§ **Information given**:
____

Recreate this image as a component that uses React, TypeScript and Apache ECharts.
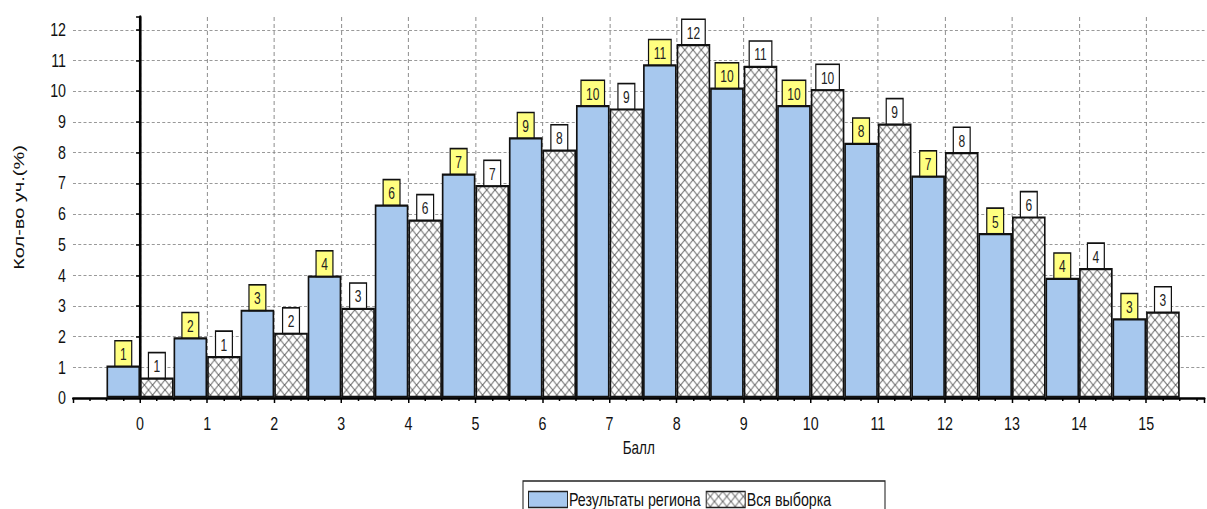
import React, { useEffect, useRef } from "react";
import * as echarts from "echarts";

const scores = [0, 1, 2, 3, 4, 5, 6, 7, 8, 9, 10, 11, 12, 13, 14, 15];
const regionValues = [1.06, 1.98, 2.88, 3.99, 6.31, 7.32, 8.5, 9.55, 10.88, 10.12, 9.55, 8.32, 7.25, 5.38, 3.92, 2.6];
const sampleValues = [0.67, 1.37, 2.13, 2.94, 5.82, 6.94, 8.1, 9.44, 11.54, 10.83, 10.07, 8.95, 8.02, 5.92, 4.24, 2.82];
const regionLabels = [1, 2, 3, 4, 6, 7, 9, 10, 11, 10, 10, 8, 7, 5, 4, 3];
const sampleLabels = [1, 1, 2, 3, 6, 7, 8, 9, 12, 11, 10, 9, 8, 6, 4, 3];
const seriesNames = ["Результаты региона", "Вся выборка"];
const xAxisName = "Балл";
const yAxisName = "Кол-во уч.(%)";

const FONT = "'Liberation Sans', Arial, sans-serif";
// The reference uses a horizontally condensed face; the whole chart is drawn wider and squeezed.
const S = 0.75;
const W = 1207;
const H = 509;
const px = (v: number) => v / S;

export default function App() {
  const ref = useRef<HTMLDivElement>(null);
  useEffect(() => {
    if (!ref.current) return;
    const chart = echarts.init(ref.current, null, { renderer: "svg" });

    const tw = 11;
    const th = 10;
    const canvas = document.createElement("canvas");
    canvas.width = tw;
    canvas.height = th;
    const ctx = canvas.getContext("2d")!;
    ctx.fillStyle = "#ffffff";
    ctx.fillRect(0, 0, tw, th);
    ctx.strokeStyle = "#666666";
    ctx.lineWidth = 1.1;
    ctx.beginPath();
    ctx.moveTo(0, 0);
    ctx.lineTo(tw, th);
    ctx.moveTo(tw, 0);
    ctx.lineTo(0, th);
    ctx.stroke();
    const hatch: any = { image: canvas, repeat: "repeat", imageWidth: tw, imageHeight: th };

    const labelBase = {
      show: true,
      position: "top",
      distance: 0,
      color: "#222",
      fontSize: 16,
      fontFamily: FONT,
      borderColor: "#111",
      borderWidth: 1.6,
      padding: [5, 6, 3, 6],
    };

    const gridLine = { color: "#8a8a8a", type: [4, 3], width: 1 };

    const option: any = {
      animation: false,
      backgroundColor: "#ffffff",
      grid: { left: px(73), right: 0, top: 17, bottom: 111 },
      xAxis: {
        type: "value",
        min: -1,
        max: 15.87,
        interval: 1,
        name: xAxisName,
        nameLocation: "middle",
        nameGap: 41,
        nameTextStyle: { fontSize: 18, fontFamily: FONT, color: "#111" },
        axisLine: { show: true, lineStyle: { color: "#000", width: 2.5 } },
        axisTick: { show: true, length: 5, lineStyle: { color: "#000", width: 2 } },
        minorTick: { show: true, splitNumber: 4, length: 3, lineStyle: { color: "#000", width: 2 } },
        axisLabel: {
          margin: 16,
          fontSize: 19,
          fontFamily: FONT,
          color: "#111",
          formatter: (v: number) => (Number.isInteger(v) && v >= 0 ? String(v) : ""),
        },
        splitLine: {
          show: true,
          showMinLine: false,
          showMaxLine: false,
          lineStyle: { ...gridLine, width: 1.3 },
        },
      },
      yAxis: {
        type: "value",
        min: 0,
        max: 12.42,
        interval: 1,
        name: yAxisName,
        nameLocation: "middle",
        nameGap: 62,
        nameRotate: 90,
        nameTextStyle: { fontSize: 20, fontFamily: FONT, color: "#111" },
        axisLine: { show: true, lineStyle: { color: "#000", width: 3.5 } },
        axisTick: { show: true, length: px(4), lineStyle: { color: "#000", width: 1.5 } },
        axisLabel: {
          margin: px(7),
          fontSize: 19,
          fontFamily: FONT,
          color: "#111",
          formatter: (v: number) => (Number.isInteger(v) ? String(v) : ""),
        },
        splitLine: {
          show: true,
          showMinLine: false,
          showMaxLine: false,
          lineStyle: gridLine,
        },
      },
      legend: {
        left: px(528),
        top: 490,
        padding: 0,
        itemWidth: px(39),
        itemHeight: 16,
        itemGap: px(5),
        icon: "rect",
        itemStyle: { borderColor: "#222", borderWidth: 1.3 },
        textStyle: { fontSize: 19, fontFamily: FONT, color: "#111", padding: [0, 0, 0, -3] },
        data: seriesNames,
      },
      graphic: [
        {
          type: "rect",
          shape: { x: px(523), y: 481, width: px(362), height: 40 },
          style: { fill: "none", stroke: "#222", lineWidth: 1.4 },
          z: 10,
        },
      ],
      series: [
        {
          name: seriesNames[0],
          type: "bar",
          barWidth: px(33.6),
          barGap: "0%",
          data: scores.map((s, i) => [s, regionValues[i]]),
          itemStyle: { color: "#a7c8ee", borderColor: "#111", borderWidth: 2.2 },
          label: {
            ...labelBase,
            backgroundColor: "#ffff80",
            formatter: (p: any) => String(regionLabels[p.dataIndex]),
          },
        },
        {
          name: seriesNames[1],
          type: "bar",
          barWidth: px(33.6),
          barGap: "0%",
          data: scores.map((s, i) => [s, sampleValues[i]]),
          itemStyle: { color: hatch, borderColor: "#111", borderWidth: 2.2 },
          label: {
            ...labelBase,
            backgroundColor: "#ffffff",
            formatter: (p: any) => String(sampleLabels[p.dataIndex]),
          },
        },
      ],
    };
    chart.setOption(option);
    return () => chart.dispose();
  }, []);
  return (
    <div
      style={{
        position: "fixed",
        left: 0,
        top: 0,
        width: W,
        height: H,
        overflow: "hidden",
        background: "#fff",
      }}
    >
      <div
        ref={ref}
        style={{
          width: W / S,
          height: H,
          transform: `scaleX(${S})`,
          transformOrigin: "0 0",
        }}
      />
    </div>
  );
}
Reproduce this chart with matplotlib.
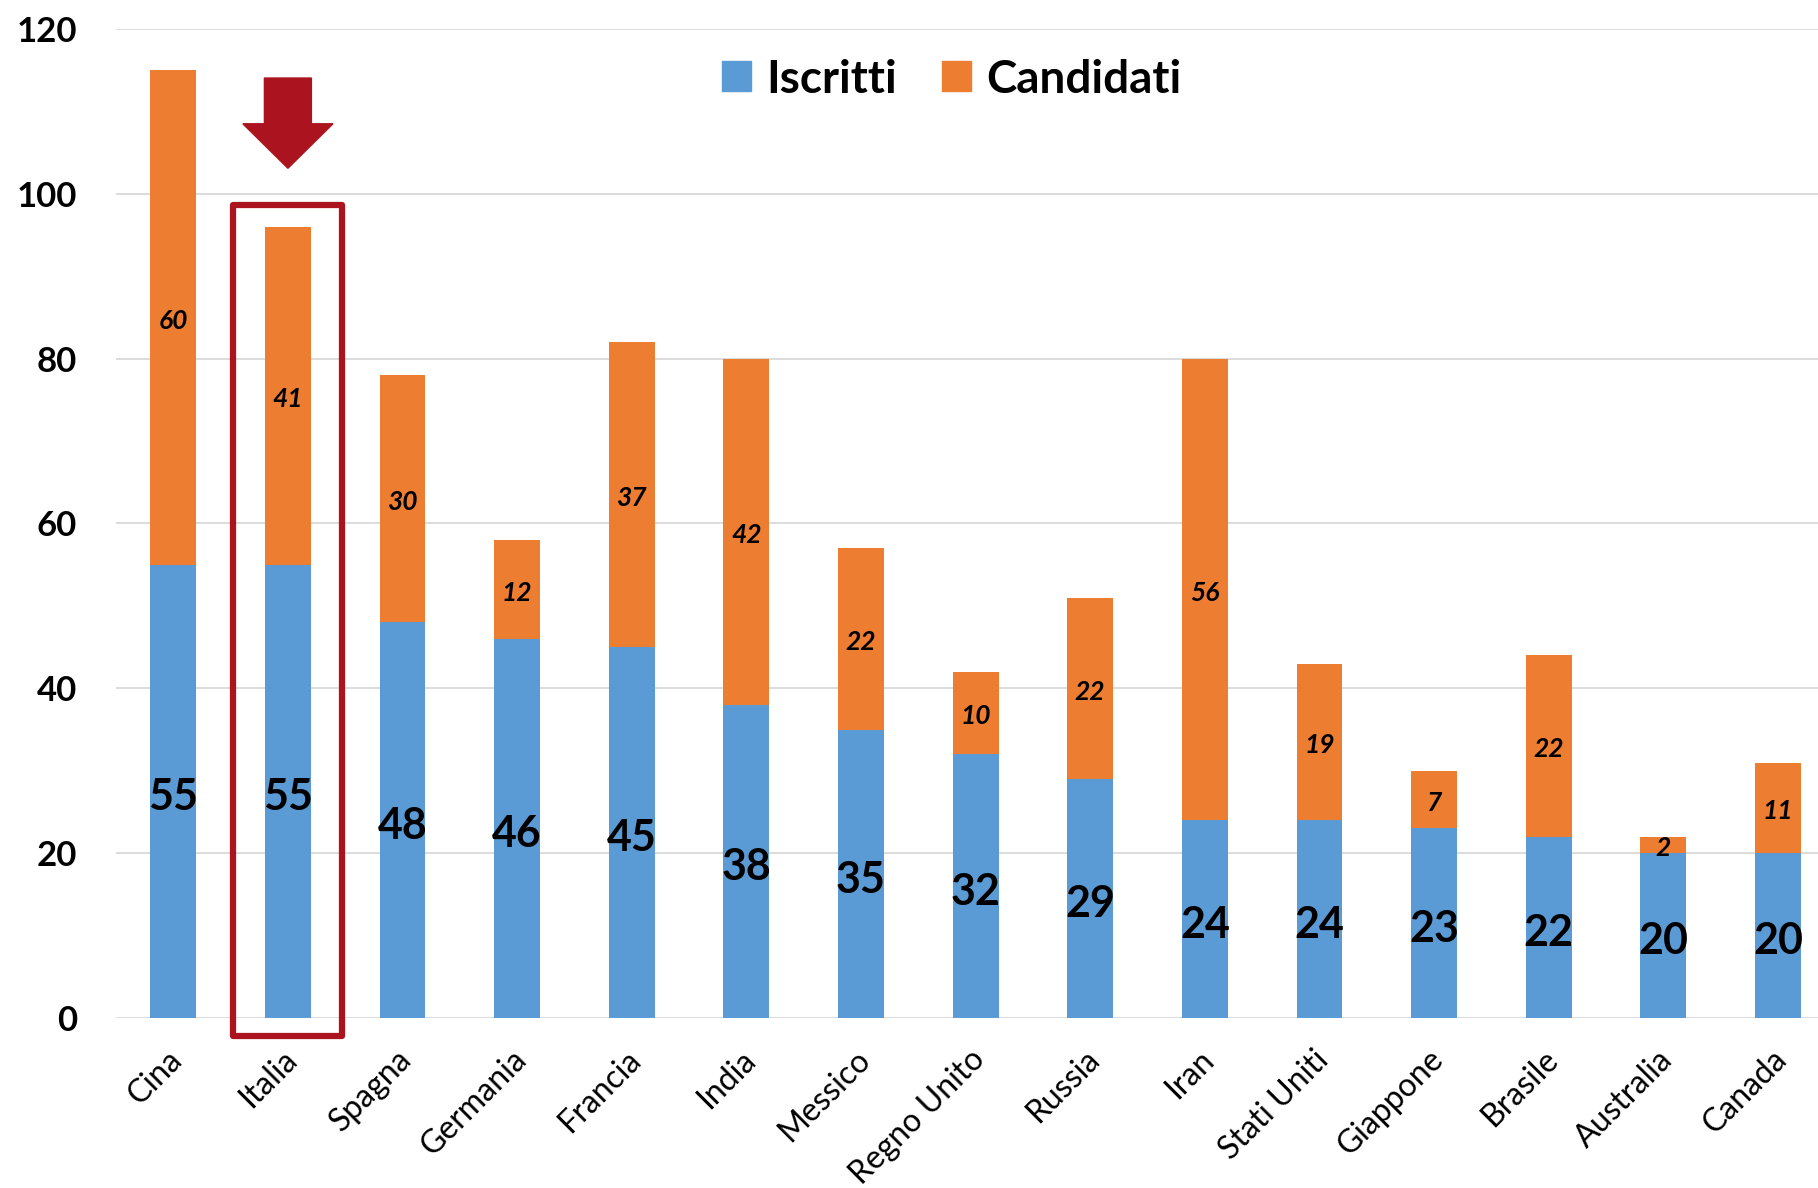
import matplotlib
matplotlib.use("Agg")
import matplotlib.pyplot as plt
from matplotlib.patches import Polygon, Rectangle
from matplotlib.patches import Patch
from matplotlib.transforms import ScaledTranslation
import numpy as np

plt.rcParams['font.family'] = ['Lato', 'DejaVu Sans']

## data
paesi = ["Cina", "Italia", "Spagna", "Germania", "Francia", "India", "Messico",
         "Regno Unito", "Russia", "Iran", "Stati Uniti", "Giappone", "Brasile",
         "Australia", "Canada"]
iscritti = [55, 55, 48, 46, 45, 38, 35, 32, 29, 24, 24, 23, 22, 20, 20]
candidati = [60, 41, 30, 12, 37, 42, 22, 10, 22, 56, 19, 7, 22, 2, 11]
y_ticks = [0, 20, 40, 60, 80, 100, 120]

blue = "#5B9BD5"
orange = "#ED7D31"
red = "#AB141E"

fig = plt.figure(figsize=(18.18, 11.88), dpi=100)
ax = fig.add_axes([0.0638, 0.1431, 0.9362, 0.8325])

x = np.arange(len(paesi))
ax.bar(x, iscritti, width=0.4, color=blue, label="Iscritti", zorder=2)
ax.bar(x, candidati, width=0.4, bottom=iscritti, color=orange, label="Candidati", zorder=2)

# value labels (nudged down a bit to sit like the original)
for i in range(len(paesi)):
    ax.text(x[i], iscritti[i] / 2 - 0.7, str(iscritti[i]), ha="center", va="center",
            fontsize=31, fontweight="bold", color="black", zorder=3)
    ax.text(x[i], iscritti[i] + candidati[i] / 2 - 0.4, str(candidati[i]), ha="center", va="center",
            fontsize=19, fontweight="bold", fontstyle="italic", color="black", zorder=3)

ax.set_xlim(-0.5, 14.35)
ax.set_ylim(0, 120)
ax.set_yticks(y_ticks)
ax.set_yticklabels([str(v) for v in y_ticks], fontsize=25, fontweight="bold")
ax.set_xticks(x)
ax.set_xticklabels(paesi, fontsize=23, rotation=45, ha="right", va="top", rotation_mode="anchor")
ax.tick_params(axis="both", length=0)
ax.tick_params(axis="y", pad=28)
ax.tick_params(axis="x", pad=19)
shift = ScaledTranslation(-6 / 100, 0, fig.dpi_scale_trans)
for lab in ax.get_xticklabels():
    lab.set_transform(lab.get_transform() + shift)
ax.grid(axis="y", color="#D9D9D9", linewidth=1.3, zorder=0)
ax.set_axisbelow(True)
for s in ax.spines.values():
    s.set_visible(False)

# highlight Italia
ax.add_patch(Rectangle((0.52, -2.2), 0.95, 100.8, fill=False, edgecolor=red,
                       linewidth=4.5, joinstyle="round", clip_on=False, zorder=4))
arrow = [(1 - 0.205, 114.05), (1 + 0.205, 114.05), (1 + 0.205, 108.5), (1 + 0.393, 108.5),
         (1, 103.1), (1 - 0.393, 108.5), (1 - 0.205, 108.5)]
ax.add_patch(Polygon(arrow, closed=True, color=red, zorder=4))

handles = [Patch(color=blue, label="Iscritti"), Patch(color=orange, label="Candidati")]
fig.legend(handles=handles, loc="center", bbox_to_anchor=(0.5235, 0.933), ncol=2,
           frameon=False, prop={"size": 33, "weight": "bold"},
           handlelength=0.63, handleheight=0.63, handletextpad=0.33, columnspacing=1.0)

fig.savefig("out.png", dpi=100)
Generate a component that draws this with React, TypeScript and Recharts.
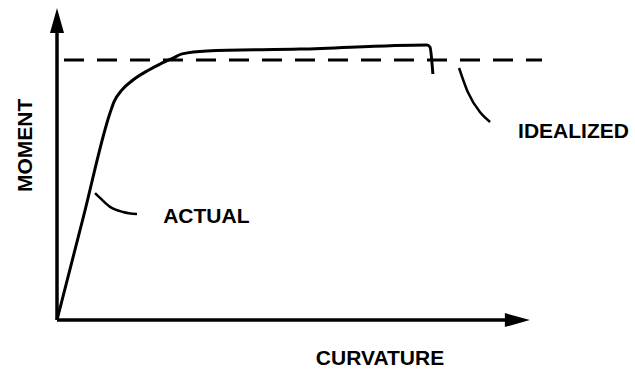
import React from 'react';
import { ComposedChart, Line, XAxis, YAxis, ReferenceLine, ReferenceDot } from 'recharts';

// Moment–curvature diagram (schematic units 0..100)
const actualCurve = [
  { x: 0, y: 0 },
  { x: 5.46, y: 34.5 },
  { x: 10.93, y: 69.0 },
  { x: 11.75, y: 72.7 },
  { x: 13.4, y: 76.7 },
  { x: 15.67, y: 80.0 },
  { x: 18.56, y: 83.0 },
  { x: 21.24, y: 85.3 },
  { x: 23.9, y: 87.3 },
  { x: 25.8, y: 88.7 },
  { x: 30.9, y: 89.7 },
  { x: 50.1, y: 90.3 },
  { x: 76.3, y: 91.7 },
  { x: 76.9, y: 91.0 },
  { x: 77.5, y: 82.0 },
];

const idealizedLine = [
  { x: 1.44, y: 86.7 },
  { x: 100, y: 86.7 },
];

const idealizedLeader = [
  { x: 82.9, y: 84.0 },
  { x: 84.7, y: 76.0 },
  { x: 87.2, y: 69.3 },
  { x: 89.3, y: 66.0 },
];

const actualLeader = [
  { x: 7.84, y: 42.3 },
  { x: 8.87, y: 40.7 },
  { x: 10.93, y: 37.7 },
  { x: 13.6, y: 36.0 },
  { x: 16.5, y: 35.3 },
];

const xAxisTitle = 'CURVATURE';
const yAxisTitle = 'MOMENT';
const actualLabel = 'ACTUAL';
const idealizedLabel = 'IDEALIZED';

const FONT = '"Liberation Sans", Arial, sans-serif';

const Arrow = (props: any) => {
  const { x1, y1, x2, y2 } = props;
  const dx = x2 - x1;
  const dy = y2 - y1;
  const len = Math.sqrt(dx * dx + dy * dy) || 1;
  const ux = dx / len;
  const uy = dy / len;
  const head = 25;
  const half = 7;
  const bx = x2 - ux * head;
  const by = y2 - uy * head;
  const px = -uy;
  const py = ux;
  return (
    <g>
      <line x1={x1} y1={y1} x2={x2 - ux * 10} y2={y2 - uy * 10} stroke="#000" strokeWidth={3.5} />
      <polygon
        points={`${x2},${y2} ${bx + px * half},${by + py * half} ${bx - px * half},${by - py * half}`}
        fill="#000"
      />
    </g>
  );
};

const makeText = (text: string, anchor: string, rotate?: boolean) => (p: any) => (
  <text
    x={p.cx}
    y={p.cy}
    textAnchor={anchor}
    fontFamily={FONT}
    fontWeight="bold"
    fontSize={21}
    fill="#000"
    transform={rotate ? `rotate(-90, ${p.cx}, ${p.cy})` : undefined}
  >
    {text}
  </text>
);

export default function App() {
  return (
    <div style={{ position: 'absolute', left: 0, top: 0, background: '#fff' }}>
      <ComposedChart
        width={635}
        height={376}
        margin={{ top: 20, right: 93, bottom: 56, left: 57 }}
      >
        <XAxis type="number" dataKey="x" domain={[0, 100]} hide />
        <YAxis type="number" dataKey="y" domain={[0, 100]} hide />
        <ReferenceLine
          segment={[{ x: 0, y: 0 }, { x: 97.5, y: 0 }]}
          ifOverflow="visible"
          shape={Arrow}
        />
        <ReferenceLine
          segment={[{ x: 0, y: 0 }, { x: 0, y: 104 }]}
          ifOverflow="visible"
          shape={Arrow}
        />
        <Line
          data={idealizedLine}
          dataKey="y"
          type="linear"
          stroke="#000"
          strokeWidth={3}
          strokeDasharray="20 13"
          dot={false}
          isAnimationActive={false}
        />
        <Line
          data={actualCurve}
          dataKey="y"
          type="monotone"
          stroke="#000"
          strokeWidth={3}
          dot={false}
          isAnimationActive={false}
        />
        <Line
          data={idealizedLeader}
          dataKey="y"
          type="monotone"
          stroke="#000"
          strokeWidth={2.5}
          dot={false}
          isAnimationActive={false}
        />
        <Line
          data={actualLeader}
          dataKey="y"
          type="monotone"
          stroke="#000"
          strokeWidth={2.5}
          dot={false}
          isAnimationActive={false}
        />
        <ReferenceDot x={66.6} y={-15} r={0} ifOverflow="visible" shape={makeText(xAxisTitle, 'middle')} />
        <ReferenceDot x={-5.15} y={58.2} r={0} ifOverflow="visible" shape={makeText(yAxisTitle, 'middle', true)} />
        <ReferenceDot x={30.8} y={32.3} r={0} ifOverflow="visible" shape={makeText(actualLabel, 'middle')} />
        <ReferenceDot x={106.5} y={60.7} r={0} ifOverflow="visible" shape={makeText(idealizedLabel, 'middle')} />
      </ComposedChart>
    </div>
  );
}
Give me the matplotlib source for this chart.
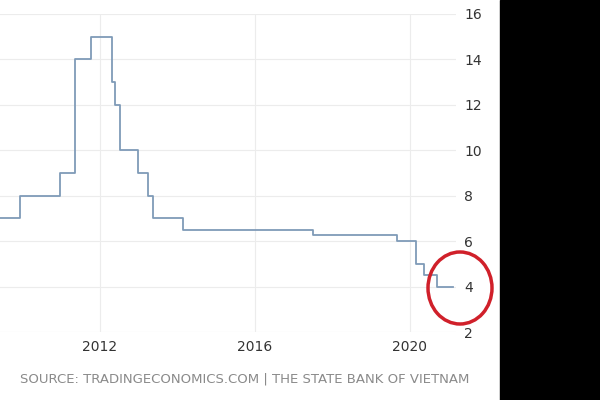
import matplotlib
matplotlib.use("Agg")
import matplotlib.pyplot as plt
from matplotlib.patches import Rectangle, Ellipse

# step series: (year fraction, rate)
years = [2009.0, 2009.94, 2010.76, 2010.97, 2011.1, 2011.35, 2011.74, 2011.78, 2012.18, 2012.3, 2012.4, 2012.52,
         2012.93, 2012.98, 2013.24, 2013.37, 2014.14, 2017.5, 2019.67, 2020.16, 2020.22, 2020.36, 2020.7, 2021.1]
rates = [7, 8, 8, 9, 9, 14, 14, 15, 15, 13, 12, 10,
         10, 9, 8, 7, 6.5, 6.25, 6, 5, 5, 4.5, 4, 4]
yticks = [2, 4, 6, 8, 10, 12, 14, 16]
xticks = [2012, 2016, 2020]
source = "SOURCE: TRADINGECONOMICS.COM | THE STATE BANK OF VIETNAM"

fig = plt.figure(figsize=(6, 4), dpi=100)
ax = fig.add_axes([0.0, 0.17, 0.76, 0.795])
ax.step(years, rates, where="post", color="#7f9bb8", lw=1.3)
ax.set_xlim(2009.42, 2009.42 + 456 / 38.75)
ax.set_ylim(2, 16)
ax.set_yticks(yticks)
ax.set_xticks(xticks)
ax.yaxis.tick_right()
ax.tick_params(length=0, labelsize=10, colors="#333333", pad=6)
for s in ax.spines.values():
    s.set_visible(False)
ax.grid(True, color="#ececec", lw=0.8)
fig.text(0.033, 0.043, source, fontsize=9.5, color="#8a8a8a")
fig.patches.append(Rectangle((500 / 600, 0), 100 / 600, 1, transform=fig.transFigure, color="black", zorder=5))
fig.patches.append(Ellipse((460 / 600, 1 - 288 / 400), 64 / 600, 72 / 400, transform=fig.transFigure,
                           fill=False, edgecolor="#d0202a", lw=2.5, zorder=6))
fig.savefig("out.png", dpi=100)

____

Your task is to reproduce exactly the lines from the start of the data above through the line containing "import * as", leaving every picture out.

Recreate this image as a component that uses React, TypeScript and Apache ECharts.
import React, { useEffect, useRef } from "react";
import * as echarts from "echarts";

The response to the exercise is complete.